Siempre que miro lejos, allá a la honda oscuridad estelar, o que pienso en las cosas que debe haber en esa lejanía, no pienso necesariamente en Dios. De haberlo, qué podré decir yo sobre eso, qué nadie, en esa dulzura poética, no estará lejos, no habrá un lugar lejano en el que se ubique y more. Dios no está en un agujero negro, luchando contra el efecto succión, domándolo como si fuese una bestia del averno, tratando de no caer del todo y, a la misma vez, despachando asuntos terrenos, todos los de sus criaturas falibles y mortales.

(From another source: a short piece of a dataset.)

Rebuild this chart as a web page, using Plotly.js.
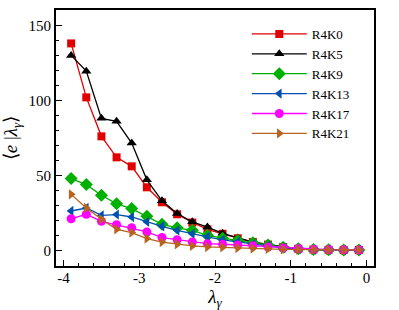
<!DOCTYPE html>
<html>
<head>
<meta charset="utf-8">
<script src="https://cdn.plot.ly/plotly-3.0.1.min.js"></script>
<style>html,body{margin:0;padding:0;background:#fff;}#chart{width:399px;height:310px;}</style>
</head>
<body>
<div id="chart"></div>
<script>
const lambdaGamma = [-3.9,-3.7,-3.5,-3.3,-3.1,-2.9,-2.7,-2.5,-2.3,-2.1,-1.9,-1.7,-1.5,-1.3,-1.1,-0.9,-0.7,-0.5,-0.3,-0.1];
const seriesNames = ["R4K0","R4K5","R4K9","R4K13","R4K17","R4K21"];
const R4K0  = [138,102,76,62,56,42,32,24,18.5,14,11,8,5.5,3.8,2.2,1,0.5,0.3,0.2,0.2];
const R4K5  = [130,119.5,88,86,71.5,47,33,24.5,19,15.5,11.3,8.2,5.5,4,2.2,0.9,0.5,0.3,0.2,0.2];
const R4K9  = [47.8,43.8,36.7,31,27.8,22.7,17.3,15,13.3,10,8,6.5,5,3.5,2,1,0.5,0.3,0.2,0.2];
const R4K13 = [26.2,28.2,23.3,23.8,22.2,19,16,13.3,11,9,7,5.5,4,3,1.5,0.8,0.4,0.3,0.2,0.2];
const R4K17 = [21,24,19.3,17,15,12.2,8.5,7,5.5,4.4,4,3.5,3,2.2,1.5,1,0.6,0.4,0.3,0.2];
const R4K21 = [37.3,28.2,20.7,14,11.8,7.8,5.5,4,2.9,2.2,2,1.5,1.2,0.9,0.6,0.4,0.3,0.2,0.2,0.2];
const xTickVals = [-4,-3,-2,-1,0];
const xTickText = ["-4","-3","-2","-1","0"];
const yTickVals = [0,50,100,150];

const seriesValues = [R4K0,R4K5,R4K9,R4K13,R4K17,R4K21];
const colors = ["#e00000","#000000","#00b000","#0050b0","#ff00ff","#b8641e"];
const symbols = ["square","triangle-up","diamond","triangle-left","circle","triangle-right"];
const sizes = [8,9,10,9,9,9];

const traces = seriesNames.map((n,i)=>({
  x: lambdaGamma, y: seriesValues[i], name: n, type:'scatter', mode:'lines+markers',
  line:{color:colors[i], width:1.3},
  marker:{color:colors[i], symbol:symbols[i], size:sizes[i]}
}));

const font = {family:'Liberation Serif, Times New Roman, serif', color:'#000'};
const layout = {
  width:399, height:310,
  margin:{l:56, r:25, t:10, b:44},
  paper_bgcolor:'#fff', plot_bgcolor:'#fff',
  font: Object.assign({size:13}, font),
  showlegend:true,
  legend:{x:0.6, y:0.965, xanchor:'left', yanchor:'top', font:Object.assign({size:13},font), bgcolor:'rgba(0,0,0,0)',
    tracegroupgap:0, itemwidth:55},
  xaxis:{range:[-4.1,0.1], tickvals:xTickVals, ticktext:xTickText, ticks:'inside', ticklen:6, tickwidth:1, tickcolor:'#000',
    minor:{dtick:0.2, ticks:'inside', ticklen:3, tickcolor:'#000'},
    showgrid:false, zeroline:false, showline:true, linewidth:2, linecolor:'#000', mirror:true,
    tickfont:Object.assign({size:15},font), ticklabelstandoff:-3,
    title:{text:'<i>λ</i><sub><i>γ</i></sub>', font:Object.assign({size:19},font), standoff:4}},
  yaxis:{range:[-10.5,160.3], tickvals:yTickVals, ticks:'inside', ticklen:6, tickwidth:1, tickcolor:'#000',
    minor:{dtick:10, ticks:'inside', ticklen:3, tickcolor:'#000'},
    showgrid:false, zeroline:false, showline:true, linewidth:2, linecolor:'#000', mirror:true,
    tickfont:Object.assign({size:15},font),
    title:{text:'⟨<i>e</i> |<i>λ</i><sub><i>γ</i></sub>⟩', font:Object.assign({size:19},font), standoff:6}}
};
Plotly.newPlot('chart', traces, layout, {displayModeBar:false, staticPlot:true});
</script>
</body>
</html>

Hay tanto en lo que ocuparse aquí abajo que preocupa que Dios se concentre en las de arriba. Siempre pensé que la astronomía tiene un poco de teología por debajo, como si saber de una implicara razonar con mejor desempeño sobre la otra. Como si el espacio exterior, entero y ominoso, fuese una inmensa catedral a la que hubiese manumitido de su arquitectura y flotase en el éter como una canción de la eternidad. En lo entendido, poco, a decir verdad, uno entiende que un agujero negro es un cuerpo invisible que emite una luz proveniente de los gases que se precipitan sobre él. Lo que se ha fotografiado (navegando entre la bruma de las palabras, entrando sin haber sido invitado, escribiendo a ciegas) es el resplandor, borroso en cierto modo, una especie de sombra. Tenga el amable lector en cuenta que estamos metidos en faena termodinámica, lo cual es una evidencia tangible de que todo cuanto yo pueda escribir ahora es un despropósito, un dislate, uno de esos baches teóricos o conceptuales o incluso teológicos, debe ser un revés o un agujero, negro o marrón oscuro o carmesí, un no sé qué me ocurre, que ni yo mismo me entiendo, no me apetece nada nada más que estar adentro, pero no de tu vientre, sino de tus sentimientos. 

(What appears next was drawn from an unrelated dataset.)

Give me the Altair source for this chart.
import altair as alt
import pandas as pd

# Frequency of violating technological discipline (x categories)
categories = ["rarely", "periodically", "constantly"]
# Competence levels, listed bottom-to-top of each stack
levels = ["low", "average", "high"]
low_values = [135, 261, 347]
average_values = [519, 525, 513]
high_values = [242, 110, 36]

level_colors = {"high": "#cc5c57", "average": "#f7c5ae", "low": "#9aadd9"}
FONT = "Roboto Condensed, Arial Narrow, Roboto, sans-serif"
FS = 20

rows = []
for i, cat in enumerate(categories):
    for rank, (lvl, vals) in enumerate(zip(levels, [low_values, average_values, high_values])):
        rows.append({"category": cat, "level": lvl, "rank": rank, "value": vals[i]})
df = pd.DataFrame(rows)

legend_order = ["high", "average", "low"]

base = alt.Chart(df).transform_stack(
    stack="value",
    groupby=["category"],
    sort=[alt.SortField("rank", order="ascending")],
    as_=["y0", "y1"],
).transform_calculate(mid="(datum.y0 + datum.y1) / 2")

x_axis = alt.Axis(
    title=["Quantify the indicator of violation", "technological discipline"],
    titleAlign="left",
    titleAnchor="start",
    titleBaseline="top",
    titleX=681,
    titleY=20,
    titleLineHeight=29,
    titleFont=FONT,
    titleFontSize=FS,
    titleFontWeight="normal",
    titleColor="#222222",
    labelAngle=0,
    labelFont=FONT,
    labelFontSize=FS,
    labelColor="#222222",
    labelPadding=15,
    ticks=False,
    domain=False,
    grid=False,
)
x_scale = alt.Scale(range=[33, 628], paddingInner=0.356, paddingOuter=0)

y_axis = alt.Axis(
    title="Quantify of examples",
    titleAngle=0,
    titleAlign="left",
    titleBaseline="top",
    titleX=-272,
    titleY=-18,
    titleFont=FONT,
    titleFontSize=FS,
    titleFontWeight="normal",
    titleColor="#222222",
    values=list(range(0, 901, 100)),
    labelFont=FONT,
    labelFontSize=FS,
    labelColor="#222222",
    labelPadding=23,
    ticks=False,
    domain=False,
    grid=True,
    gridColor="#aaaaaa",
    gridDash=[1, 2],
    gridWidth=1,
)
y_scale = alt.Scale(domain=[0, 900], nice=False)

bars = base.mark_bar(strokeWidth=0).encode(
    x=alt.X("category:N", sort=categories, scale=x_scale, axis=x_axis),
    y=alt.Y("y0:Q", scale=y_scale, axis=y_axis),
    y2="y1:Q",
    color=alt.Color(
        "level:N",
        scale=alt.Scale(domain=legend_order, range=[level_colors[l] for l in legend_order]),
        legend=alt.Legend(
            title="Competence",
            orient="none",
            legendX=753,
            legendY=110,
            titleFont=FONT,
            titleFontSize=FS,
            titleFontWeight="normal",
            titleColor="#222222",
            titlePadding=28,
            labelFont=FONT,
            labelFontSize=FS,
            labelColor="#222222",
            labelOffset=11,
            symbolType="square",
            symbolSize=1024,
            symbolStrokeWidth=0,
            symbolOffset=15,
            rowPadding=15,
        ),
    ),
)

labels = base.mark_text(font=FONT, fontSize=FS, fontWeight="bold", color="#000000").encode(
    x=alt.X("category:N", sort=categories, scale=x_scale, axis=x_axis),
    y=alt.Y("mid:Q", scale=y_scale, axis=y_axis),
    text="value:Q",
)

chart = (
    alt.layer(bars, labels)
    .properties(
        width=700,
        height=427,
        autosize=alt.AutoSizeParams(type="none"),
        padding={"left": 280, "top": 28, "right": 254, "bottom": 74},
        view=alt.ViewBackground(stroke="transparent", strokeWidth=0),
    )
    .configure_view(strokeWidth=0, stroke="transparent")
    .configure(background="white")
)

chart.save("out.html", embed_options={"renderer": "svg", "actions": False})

La poesía (la de Aute, traída ahora, viene bien en muchos casos) podría explicar todo lo que nos ha ido contando sobre la mecánica de los astros y su danza cuántica. En cuanto me lanzo, si se tercia escudriñar a fondo las honduras cósmicas, me asaltan más dudas de las que tenía, pero hay una inclinación a mirar con infinito respeto ese más allá, ese insondable (o será sondable al final) escenario en el que la vida pulsa las cuerdas del universo. Le dan a la fotografía de marras la más alta consideración, lo cual no es cosa que yo pueda refutar y que, en círculos iniciados, asombrará y dejará huella. Me conformo con distraerme en las alturas, como dijo Serrat. Estamos tan a ras de tierra que a veces conviene que nos pongan en órbita (es un decir) con la peregrina idea de que sepamos quiénes somos o de dónde venimos. Lo que hacen es meternos en cintura científica. De pronto pretenden que comprendamos las ecuaciones de la bóveda celeste. Creen que esa pedagogía es asequible. Qué ingenuidad, qué confianza más baldía. Porque no sabe uno cómo entender la noticia, cualquiera que nos dé argumentos sobre el origen de las cosas o sobre su final. No sabe uno tampoco si quedarse con el milagro de los panes y los peces o despejar la incógnita con las herramientas que los demás urden para que nuestra incertidumbre sea menor y podamos tener constancia fiable del lugar en el que estamos y, sobre todo, del porqué. Son los porqués lo que nos zarandean y perturban. No tener a mano algunos cuando las preguntas surgen y no tenemos con qué contestarlas. De cualquier manera, el espacio es un retablo de milagros. De ahí que le calcemos virtudes de las que probablemente carezca. Un agujero negro, me digan lo que me digan, es menos denso que la portentosa imaginación del ser humano. Creo que me quedo con las metáforas. Ellas dan la medida de mi asombro. En su vientre fértil están las ecuaciones de los científicos y la prospección del tiempo y del espacio.